[Entries with chart source code]

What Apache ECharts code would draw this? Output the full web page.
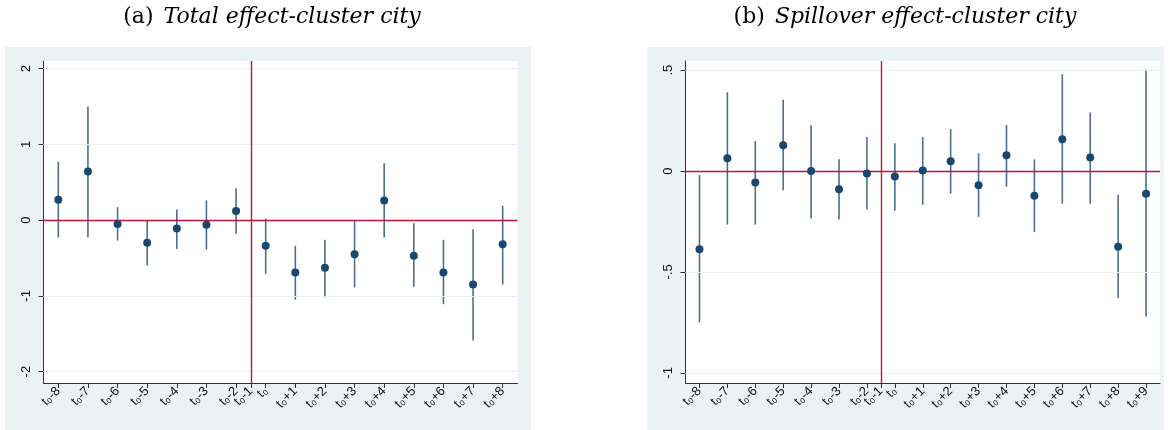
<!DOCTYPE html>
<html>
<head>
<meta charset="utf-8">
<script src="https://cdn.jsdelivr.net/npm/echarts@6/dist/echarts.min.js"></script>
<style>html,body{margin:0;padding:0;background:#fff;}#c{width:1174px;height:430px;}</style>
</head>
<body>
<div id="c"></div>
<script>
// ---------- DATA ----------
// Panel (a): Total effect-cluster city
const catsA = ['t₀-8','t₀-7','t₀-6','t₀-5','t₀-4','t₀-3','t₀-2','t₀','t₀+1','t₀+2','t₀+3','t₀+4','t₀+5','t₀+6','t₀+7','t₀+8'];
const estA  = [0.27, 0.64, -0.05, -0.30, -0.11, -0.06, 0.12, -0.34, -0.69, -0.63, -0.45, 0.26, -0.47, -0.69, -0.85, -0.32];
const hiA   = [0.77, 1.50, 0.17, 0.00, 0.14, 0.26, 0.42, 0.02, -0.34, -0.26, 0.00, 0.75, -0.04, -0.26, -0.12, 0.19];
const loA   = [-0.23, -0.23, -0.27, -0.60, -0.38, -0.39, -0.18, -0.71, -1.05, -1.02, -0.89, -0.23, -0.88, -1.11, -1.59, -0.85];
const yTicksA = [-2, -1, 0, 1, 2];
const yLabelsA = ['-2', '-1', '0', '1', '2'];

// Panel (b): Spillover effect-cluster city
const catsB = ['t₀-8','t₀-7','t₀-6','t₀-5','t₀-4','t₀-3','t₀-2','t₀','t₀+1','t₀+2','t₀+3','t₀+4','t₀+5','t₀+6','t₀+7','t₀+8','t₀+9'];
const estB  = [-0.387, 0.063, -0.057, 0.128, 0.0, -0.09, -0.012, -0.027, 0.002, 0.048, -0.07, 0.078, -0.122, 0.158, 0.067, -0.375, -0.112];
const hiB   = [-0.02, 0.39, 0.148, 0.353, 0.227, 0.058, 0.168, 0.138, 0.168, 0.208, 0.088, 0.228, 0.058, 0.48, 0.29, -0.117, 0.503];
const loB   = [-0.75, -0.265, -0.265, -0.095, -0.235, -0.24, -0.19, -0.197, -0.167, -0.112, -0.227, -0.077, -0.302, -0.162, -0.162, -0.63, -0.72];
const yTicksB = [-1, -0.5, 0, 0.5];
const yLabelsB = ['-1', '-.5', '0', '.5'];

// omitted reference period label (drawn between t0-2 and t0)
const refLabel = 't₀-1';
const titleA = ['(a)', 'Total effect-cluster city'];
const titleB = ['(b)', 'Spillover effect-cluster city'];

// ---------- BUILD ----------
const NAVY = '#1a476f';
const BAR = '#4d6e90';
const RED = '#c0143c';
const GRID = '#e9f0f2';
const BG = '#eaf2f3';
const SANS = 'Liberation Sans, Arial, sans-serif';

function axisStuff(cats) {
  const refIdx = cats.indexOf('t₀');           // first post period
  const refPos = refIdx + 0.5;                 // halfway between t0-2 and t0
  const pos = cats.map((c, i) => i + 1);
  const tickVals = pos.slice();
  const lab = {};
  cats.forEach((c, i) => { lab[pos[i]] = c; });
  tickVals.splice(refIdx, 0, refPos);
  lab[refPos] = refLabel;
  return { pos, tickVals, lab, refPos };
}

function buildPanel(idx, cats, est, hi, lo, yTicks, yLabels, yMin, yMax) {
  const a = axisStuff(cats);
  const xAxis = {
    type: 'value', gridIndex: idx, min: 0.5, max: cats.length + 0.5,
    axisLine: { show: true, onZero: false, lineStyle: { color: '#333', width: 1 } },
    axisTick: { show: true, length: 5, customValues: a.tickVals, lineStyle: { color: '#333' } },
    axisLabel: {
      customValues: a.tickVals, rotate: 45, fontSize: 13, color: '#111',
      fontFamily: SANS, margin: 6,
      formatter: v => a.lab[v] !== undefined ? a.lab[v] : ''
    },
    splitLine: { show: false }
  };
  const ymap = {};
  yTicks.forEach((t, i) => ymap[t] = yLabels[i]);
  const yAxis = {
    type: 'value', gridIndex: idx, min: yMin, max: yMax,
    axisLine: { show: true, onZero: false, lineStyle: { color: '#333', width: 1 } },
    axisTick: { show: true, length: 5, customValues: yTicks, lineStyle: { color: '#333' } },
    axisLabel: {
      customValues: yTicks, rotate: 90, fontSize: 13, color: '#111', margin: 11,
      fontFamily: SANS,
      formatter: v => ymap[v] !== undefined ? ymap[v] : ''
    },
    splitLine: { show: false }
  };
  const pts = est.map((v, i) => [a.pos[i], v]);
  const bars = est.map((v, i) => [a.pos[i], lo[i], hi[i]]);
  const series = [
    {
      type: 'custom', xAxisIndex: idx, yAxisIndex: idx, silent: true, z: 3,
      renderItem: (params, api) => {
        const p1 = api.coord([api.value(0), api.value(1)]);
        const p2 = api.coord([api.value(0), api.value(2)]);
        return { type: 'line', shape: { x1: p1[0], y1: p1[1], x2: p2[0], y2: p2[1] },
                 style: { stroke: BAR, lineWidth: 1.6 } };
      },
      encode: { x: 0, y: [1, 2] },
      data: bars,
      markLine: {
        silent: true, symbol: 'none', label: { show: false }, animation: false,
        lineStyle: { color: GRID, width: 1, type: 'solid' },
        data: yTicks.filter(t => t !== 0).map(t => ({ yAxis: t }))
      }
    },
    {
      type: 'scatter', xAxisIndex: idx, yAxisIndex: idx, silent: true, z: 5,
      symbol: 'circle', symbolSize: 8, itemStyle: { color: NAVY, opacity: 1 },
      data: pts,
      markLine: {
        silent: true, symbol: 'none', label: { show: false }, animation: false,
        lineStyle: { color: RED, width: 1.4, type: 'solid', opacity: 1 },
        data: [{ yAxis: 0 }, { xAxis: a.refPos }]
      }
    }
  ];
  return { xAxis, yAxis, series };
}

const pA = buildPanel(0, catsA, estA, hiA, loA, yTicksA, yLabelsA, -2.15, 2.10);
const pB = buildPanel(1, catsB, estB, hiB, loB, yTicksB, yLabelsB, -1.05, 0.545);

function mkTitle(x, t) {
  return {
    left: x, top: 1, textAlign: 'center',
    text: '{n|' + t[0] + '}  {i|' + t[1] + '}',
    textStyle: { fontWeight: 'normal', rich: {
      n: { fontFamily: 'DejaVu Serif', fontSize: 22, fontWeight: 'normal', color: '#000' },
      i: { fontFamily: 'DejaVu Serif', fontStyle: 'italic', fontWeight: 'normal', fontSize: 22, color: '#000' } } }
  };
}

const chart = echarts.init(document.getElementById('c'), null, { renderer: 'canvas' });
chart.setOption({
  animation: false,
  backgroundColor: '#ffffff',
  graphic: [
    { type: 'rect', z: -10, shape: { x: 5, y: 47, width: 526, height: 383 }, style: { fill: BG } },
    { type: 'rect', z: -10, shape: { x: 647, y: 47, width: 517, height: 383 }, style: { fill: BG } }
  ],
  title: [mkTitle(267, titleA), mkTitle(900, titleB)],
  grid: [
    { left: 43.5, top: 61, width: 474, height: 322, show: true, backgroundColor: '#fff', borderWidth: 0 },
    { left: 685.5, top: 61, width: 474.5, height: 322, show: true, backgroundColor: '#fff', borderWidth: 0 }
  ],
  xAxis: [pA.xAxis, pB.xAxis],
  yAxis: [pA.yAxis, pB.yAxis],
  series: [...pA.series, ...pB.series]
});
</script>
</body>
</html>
==
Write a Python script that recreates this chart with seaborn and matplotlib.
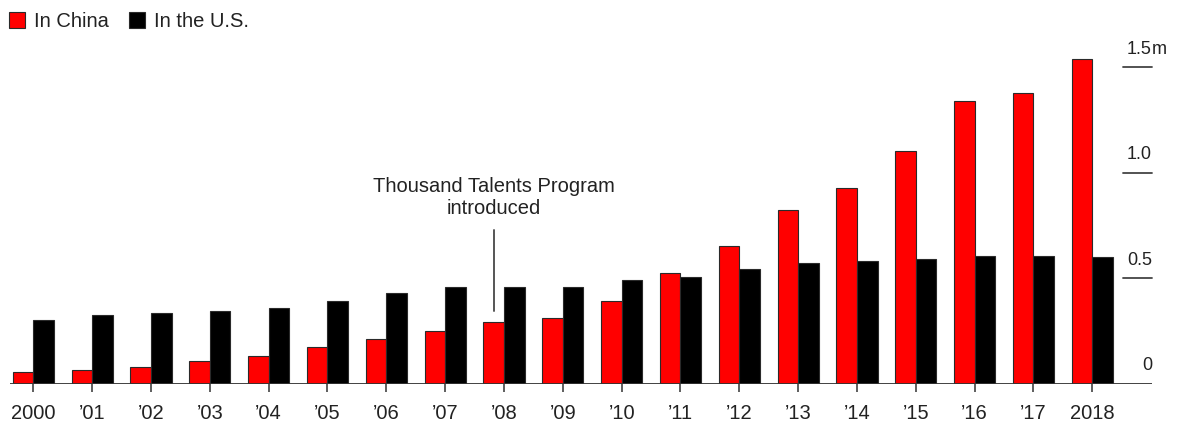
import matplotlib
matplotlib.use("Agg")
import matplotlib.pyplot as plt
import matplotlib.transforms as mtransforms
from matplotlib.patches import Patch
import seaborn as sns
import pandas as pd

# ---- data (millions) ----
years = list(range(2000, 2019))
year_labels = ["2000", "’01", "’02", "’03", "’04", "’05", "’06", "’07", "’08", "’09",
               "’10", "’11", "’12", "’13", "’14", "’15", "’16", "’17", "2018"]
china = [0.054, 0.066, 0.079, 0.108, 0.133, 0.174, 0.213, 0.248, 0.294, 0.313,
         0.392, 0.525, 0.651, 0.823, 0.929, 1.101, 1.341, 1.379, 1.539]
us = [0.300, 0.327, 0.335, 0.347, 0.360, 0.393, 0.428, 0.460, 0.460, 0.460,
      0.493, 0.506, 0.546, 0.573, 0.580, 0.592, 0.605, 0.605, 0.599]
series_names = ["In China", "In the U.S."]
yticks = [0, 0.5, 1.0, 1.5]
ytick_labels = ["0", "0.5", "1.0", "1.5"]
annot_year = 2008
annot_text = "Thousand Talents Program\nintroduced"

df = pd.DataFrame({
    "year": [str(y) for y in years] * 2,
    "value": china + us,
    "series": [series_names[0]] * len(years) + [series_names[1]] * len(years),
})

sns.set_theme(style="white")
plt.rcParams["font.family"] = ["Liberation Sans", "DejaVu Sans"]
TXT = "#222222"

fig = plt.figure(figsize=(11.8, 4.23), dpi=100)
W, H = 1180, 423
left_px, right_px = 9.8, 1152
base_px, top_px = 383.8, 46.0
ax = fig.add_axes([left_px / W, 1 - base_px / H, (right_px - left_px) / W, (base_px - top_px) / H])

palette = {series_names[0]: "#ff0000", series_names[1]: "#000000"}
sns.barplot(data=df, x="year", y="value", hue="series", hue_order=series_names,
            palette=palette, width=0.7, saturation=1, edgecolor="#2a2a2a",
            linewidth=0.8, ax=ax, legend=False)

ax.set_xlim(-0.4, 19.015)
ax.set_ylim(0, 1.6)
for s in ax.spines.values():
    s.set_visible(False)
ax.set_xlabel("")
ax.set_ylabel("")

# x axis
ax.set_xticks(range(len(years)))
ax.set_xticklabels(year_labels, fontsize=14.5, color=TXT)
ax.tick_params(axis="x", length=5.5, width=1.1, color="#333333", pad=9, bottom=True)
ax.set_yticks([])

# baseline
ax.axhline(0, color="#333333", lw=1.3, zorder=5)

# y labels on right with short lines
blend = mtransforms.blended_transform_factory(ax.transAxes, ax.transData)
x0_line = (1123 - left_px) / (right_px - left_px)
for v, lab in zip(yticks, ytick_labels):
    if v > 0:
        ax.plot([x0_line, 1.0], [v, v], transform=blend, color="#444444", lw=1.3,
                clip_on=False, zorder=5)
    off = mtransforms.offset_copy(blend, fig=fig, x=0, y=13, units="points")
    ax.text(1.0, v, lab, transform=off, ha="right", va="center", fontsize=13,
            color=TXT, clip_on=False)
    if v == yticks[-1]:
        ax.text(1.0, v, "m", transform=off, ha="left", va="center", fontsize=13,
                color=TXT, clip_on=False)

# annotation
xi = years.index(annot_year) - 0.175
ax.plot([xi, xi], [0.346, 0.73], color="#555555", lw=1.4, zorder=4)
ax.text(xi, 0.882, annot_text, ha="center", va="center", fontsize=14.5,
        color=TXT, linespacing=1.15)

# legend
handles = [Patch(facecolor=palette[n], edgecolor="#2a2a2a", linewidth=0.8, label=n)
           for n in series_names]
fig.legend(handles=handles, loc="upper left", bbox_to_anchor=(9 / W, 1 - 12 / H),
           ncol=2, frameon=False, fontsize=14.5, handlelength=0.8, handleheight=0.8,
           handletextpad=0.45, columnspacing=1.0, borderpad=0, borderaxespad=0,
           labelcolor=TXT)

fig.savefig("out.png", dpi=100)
---
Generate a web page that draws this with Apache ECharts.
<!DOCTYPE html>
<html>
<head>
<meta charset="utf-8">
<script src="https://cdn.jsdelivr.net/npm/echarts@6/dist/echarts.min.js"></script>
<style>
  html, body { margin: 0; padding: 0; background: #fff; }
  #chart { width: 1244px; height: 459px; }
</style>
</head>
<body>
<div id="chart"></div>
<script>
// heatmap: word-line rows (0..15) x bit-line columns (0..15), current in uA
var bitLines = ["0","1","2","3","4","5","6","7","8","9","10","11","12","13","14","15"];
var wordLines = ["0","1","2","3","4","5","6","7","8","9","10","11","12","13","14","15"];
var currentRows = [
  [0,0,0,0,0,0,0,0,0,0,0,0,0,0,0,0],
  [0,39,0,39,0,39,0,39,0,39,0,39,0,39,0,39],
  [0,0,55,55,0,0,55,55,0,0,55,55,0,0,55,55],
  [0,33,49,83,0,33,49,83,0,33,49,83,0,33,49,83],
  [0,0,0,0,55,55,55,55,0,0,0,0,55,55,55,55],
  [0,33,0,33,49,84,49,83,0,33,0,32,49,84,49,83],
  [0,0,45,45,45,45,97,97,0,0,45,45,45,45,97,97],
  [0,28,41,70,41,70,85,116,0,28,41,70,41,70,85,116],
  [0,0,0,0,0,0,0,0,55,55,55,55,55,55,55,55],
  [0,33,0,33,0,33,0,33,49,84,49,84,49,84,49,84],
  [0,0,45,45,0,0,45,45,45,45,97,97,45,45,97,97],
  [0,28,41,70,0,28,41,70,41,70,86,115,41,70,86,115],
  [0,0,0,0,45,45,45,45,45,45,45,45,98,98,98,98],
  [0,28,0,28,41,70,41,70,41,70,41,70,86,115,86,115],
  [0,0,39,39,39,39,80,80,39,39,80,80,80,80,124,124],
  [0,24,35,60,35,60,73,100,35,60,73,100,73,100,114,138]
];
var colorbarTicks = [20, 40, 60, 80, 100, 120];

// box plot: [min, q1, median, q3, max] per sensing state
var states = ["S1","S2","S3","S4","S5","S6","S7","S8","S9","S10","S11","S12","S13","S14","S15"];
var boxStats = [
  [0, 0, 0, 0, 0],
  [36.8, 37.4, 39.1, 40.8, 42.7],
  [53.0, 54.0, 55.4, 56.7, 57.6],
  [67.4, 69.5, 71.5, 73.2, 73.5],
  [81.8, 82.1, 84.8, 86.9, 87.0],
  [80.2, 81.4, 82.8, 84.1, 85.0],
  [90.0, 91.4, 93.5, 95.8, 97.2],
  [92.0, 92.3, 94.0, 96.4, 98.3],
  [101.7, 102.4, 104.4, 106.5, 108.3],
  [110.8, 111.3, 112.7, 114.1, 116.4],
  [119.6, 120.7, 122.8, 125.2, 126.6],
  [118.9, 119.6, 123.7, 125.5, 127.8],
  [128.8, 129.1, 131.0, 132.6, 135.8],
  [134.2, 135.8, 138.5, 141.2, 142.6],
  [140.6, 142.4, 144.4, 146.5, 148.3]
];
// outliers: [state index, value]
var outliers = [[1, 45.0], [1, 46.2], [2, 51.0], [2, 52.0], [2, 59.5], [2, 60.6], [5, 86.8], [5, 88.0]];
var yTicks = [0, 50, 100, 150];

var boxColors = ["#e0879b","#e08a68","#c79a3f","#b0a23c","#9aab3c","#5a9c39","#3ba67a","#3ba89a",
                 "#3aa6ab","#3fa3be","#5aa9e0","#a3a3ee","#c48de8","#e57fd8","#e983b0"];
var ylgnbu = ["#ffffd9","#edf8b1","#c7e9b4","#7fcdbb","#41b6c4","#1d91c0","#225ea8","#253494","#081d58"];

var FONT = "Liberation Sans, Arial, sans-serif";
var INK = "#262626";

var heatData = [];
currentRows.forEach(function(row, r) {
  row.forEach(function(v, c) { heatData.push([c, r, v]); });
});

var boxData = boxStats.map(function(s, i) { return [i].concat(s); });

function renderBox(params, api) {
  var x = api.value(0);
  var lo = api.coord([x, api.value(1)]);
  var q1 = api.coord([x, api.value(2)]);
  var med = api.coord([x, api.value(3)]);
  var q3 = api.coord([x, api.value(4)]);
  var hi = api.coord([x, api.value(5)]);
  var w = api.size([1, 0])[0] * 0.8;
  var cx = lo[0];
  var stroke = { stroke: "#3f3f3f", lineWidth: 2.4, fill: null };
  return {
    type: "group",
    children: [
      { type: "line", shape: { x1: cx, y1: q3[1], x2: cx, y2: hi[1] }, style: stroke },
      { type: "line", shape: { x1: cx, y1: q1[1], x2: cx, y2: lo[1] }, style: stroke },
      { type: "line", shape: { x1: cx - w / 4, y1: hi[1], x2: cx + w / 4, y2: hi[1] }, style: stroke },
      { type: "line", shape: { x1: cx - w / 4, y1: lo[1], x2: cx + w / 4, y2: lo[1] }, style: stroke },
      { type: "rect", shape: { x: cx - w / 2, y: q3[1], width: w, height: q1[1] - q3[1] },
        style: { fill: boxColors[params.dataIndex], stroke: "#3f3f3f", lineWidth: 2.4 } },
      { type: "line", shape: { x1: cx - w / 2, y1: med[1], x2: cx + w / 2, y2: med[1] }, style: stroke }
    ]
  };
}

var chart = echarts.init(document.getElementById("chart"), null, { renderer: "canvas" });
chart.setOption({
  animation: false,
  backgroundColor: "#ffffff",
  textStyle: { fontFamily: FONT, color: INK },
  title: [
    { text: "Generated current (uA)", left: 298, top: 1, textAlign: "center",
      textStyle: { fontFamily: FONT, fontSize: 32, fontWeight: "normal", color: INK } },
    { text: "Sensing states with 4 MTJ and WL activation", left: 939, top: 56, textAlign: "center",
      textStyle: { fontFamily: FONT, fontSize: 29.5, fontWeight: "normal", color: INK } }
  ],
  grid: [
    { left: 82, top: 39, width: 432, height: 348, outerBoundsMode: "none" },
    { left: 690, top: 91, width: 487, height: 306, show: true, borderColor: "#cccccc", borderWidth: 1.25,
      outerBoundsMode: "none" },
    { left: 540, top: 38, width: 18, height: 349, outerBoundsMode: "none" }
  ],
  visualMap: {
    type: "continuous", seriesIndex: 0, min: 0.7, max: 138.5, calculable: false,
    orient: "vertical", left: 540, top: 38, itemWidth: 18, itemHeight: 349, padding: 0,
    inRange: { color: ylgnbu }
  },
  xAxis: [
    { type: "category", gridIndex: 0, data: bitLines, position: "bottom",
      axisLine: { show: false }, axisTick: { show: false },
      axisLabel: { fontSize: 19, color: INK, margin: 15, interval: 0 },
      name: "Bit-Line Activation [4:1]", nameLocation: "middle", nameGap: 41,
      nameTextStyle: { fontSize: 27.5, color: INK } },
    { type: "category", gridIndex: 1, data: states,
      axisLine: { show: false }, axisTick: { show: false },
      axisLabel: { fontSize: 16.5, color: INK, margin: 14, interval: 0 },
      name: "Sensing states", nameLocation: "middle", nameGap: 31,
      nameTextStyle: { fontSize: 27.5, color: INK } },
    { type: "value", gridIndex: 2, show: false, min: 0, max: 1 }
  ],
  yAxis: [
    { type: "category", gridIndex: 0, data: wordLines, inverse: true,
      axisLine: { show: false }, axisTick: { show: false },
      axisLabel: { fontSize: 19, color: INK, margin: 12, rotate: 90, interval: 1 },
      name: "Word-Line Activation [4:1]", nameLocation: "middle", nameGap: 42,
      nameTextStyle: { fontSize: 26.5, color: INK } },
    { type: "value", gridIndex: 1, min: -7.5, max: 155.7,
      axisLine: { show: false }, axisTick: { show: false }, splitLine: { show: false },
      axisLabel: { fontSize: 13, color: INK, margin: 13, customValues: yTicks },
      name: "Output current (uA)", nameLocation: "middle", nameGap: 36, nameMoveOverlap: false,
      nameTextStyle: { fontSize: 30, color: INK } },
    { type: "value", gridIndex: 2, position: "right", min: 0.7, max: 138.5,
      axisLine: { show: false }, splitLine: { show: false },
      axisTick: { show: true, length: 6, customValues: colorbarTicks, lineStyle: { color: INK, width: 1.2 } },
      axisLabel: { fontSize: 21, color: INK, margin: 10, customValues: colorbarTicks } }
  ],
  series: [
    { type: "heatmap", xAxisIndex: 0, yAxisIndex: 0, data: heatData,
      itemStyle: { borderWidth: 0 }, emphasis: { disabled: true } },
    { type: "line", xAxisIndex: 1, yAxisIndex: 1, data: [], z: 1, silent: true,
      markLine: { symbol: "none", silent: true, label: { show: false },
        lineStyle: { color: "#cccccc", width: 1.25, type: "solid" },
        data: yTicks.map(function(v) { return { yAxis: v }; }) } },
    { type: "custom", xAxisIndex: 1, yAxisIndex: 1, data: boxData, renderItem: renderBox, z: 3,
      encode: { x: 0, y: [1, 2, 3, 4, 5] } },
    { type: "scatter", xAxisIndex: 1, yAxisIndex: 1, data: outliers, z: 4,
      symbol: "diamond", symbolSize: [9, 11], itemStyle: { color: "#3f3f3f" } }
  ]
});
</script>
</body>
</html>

__Given task__. Reproduce, word for word, only the lines in the records above from the line with "What Apache ECharts" through the line with "const yLabelsA = ['-2', '-1', '0', '1', '2'];", including both ends; omit the pictures.

__Solution__.
What Apache ECharts code would draw this? Output the full web page.
<!DOCTYPE html>
<html>
<head>
<meta charset="utf-8">
<script src="https://cdn.jsdelivr.net/npm/echarts@6/dist/echarts.min.js"></script>
<style>html,body{margin:0;padding:0;background:#fff;}#c{width:1174px;height:430px;}</style>
</head>
<body>
<div id="c"></div>
<script>
// ---------- DATA ----------
// Panel (a): Total effect-cluster city
const catsA = ['t₀-8','t₀-7','t₀-6','t₀-5','t₀-4','t₀-3','t₀-2','t₀','t₀+1','t₀+2','t₀+3','t₀+4','t₀+5','t₀+6','t₀+7','t₀+8'];
const estA  = [0.27, 0.64, -0.05, -0.30, -0.11, -0.06, 0.12, -0.34, -0.69, -0.63, -0.45, 0.26, -0.47, -0.69, -0.85, -0.32];
const hiA   = [0.77, 1.50, 0.17, 0.00, 0.14, 0.26, 0.42, 0.02, -0.34, -0.26, 0.00, 0.75, -0.04, -0.26, -0.12, 0.19];
const loA   = [-0.23, -0.23, -0.27, -0.60, -0.38, -0.39, -0.18, -0.71, -1.05, -1.02, -0.89, -0.23, -0.88, -1.11, -1.59, -0.85];
const yTicksA = [-2, -1, 0, 1, 2];
const yLabelsA = ['-2', '-1', '0', '1', '2'];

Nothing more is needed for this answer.